Hydrocarbon Engineering,


Total US petroleum deliveries (a measure of demand) were up 1.2% in December against the same month last year and up 2.3 % for 2010 compared with 2009, evidence the US economy continues to gain momentum. Both gasoline and diesel deliveries were up for full year 2010 over 2009, gasoline by 0.6% and distillates by 4.8%. Also, US refiners set a record for annual gasoline production.

‘The robust distillate numbers suggest the nation’s industrial sector continues to rebound,’ said API chief economist John Felmy. ‘They were up both month over month and year over year. While consumer demand for gasoline was weak during this winter holiday season, higher prices and bad weather might have kept people off the roads. The other side of that is overall retail sales were up, led by a big 12% increase in e-commerce sales. People were doing more shopping online, and that, in turn, spurred more truck shipping and an increase in deliveries of ultra low sulfur diesel, a subset of total distillates and the kind of fuel the on road trucks use, by more than 16% this December over last.’

US refiner activity increased, finishing a strong year. Total inputs to crude distillation units moved 1.5% higher this December against last, and refinery utilisation increased by 4.4% from December 2009 to 85.7%. In addition to yearly average motor gasoline production reaching an all time high, yearly average distillate fuel production was at its second highest level ever (after 2008).

Domestic crude oil production rose by 1.3% this December over December 2009, reaching 5.52 million bps. Lower 48 crude production was up while Alaska production slipped slightly.

December’s crude oil and product imports, a 10.6 million bpd were down from November but slightly up from December a year ago, driven by increases in crude imports.

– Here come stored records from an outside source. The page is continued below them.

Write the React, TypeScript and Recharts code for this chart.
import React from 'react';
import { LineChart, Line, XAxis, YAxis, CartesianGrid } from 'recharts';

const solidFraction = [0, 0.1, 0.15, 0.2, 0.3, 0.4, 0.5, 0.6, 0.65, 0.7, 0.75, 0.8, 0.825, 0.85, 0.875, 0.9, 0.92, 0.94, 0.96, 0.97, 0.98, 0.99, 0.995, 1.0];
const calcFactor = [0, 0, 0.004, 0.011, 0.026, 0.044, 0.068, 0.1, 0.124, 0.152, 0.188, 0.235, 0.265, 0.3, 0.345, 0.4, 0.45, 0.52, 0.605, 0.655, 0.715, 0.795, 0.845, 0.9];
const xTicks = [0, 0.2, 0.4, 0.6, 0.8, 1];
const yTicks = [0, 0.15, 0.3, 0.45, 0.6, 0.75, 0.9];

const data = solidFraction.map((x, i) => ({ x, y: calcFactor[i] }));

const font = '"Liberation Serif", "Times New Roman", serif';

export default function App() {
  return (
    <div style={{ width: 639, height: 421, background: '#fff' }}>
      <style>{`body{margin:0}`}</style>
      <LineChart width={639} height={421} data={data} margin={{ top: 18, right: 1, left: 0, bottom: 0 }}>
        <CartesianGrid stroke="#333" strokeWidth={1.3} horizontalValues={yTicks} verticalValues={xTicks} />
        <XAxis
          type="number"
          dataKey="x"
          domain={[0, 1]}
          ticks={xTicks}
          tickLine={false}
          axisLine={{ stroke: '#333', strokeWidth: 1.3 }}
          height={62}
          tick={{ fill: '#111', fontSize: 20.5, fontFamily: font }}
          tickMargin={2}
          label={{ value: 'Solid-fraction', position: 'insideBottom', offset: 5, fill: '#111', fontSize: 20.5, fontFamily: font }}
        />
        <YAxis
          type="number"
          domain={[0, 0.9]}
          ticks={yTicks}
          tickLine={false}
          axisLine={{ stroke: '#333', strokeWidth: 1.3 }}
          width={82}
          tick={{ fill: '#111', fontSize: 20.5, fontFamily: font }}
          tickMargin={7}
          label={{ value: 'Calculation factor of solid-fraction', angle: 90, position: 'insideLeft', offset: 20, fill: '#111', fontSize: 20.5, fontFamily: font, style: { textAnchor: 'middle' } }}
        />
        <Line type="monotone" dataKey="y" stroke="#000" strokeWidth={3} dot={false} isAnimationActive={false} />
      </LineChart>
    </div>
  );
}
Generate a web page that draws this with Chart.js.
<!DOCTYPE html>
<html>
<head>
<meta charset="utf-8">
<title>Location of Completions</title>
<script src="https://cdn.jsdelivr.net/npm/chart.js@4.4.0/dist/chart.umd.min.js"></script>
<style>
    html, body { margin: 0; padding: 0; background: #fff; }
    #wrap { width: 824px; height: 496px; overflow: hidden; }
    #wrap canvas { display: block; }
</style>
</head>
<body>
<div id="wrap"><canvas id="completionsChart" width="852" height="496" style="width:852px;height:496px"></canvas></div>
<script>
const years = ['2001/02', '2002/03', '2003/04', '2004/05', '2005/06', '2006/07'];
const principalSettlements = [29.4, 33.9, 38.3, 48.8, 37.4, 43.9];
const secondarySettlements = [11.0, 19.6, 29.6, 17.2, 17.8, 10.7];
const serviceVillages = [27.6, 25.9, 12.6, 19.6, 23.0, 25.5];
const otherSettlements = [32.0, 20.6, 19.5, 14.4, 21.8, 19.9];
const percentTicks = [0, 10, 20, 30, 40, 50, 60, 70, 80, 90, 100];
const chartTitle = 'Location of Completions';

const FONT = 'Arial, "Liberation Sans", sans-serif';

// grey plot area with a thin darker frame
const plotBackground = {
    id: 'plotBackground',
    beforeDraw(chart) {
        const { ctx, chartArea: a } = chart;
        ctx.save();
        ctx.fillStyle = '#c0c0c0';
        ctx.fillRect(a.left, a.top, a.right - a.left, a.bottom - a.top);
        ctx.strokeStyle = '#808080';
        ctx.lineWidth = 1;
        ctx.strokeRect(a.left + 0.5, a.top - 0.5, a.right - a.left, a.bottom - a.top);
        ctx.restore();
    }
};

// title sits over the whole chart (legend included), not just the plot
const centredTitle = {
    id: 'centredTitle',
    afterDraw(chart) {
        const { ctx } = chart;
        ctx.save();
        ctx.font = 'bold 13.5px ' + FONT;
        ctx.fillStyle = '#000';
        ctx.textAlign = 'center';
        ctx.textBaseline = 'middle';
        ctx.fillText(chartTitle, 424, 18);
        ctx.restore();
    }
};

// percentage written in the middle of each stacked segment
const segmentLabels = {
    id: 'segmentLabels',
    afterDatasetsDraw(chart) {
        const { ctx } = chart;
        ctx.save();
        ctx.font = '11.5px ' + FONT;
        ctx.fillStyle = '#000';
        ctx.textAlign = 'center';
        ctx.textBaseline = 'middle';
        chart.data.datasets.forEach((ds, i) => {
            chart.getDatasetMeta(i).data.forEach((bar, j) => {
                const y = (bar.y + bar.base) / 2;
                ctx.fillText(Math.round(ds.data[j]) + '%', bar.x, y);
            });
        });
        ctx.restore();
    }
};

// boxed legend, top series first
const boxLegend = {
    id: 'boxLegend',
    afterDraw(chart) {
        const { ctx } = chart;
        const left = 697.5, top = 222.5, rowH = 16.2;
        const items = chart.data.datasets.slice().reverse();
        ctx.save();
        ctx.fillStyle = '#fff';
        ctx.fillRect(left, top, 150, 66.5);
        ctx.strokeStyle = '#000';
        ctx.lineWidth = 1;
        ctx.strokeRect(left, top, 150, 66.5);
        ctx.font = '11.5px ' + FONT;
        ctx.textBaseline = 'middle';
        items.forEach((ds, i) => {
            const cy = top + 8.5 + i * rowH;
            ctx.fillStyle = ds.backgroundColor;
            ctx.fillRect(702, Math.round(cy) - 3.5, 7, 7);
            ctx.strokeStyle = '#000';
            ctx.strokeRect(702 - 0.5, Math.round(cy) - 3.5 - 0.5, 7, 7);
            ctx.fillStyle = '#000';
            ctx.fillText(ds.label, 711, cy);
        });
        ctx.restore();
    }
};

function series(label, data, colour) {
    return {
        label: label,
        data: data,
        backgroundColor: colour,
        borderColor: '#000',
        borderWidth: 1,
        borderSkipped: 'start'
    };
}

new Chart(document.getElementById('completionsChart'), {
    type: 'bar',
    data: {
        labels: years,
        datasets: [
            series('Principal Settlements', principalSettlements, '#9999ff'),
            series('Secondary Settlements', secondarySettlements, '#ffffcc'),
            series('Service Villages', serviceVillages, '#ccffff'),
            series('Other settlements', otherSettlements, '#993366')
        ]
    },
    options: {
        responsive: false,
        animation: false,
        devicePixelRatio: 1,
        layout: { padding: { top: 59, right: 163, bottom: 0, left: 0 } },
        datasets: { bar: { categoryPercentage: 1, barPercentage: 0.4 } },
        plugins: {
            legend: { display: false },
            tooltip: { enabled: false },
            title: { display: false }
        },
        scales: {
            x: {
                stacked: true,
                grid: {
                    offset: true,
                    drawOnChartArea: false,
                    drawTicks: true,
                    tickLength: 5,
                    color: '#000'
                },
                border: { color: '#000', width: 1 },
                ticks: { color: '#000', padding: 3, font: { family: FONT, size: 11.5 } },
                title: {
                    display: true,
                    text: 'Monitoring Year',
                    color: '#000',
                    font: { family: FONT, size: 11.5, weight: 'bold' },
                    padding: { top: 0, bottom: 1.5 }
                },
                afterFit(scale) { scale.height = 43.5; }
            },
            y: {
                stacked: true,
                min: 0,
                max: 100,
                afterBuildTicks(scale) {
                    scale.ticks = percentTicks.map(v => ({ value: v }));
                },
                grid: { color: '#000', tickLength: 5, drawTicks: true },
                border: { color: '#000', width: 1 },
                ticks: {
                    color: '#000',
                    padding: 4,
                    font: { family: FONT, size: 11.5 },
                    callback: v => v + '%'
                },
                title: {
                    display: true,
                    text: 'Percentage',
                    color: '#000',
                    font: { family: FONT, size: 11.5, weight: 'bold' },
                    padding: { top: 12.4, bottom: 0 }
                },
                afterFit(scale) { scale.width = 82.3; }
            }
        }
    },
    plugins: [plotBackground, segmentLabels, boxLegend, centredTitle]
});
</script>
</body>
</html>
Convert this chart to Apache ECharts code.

Crude imports at 8.8 million bpd were up by 8.1% while total product imports, at 1.8 million bpd, were down by 24.3%.

US crude stocks in December had steep yet seasonal declines, down by 6.5% from November but up by 2.2% from December 2009. At 332.2 million bbls, this was the highest crude stock level since December 1994. All products showed stock declines in December compared with November 2010. Total motor gasoline stocks were 1.3% lower which distillate stocks were 0.4% lower.